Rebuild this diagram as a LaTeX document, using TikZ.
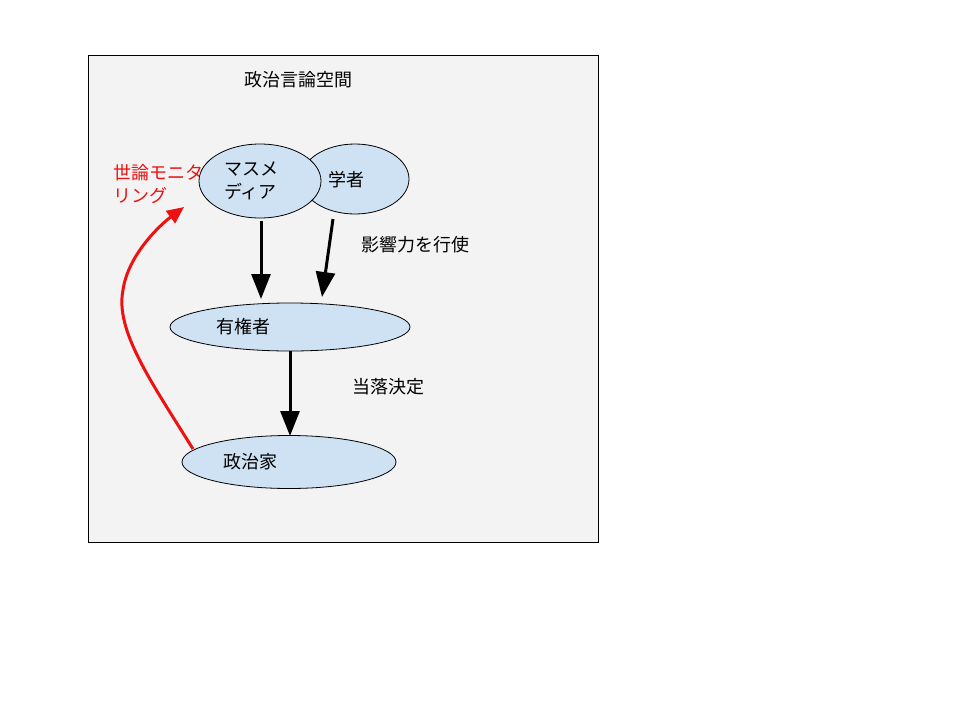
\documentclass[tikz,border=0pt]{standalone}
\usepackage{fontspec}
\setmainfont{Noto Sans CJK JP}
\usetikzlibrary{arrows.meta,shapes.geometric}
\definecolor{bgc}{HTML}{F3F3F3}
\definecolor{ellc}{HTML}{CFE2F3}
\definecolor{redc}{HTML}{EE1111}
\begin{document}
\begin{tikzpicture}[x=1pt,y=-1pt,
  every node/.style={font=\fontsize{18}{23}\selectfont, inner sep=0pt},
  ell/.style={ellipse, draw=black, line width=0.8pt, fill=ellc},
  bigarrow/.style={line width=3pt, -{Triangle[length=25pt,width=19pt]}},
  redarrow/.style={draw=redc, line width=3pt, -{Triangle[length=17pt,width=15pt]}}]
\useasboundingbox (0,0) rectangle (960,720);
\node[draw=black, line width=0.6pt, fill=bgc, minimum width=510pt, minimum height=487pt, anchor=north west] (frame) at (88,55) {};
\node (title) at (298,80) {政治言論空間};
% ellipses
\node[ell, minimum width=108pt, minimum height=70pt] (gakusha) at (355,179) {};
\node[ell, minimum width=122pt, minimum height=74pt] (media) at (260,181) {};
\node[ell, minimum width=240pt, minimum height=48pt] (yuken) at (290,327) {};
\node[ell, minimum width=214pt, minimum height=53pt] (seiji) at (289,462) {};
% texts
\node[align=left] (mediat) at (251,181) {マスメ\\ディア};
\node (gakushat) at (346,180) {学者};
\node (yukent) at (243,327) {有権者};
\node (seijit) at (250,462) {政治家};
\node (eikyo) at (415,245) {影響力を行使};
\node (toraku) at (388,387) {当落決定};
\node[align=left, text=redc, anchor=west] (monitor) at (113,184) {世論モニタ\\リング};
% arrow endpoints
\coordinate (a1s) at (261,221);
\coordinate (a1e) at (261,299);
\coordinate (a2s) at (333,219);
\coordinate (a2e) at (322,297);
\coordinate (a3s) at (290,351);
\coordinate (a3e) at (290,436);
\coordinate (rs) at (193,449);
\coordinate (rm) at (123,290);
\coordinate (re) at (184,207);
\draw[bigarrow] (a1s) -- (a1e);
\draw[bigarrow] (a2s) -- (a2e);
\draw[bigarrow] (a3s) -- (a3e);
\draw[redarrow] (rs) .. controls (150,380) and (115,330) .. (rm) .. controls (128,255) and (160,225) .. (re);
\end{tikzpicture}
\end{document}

════

(Problem)
Reproduce every line above as written, skipping pictures.

(Exercise solution)
Rebuild this diagram as a LaTeX document, using TikZ.
\documentclass[tikz,border=0pt]{standalone}
\usepackage{fontspec}
\setmainfont{Noto Sans CJK JP}
\usetikzlibrary{arrows.meta,shapes.geometric}
\definecolor{bgc}{HTML}{F3F3F3}
\definecolor{ellc}{HTML}{CFE2F3}
\definecolor{redc}{HTML}{EE1111}
\begin{document}
\begin{tikzpicture}[x=1pt,y=-1pt,
  every node/.style={font=\fontsize{18}{23}\selectfont, inner sep=0pt},
  ell/.style={ellipse, draw=black, line width=0.8pt, fill=ellc},
  bigarrow/.style={line width=3pt, -{Triangle[length=25pt,width=19pt]}},
  redarrow/.style={draw=redc, line width=3pt, -{Triangle[length=17pt,width=15pt]}}]
\useasboundingbox (0,0) rectangle (960,720);
\node[draw=black, line width=0.6pt, fill=bgc, minimum width=510pt, minimum height=487pt, anchor=north west] (frame) at (88,55) {};
\node (title) at (298,80) {政治言論空間};
% ellipses
\node[ell, minimum width=108pt, minimum height=70pt] (gakusha) at (355,179) {};
\node[ell, minimum width=122pt, minimum height=74pt] (media) at (260,181) {};
\node[ell, minimum width=240pt, minimum height=48pt] (yuken) at (290,327) {};
\node[ell, minimum width=214pt, minimum height=53pt] (seiji) at (289,462) {};
% texts
\node[align=left] (mediat) at (251,181) {マスメ\\ディア};
\node (gakushat) at (346,180) {学者};
\node (yukent) at (243,327) {有権者};
\node (seijit) at (250,462) {政治家};
\node (eikyo) at (415,245) {影響力を行使};
\node (toraku) at (388,387) {当落決定};
\node[align=left, text=redc, anchor=west] (monitor) at (113,184) {世論モニタ\\リング};
% arrow endpoints
\coordinate (a1s) at (261,221);
\coordinate (a1e) at (261,299);
\coordinate (a2s) at (333,219);
\coordinate (a2e) at (322,297);
\coordinate (a3s) at (290,351);
\coordinate (a3e) at (290,436);
\coordinate (rs) at (193,449);
\coordinate (rm) at (123,290);
\coordinate (re) at (184,207);
\draw[bigarrow] (a1s) -- (a1e);
\draw[bigarrow] (a2s) -- (a2e);
\draw[bigarrow] (a3s) -- (a3e);
\draw[redarrow] (rs) .. controls (150,380) and (115,330) .. (rm) .. controls (128,255) and (160,225) .. (re);
\end{tikzpicture}
\end{document}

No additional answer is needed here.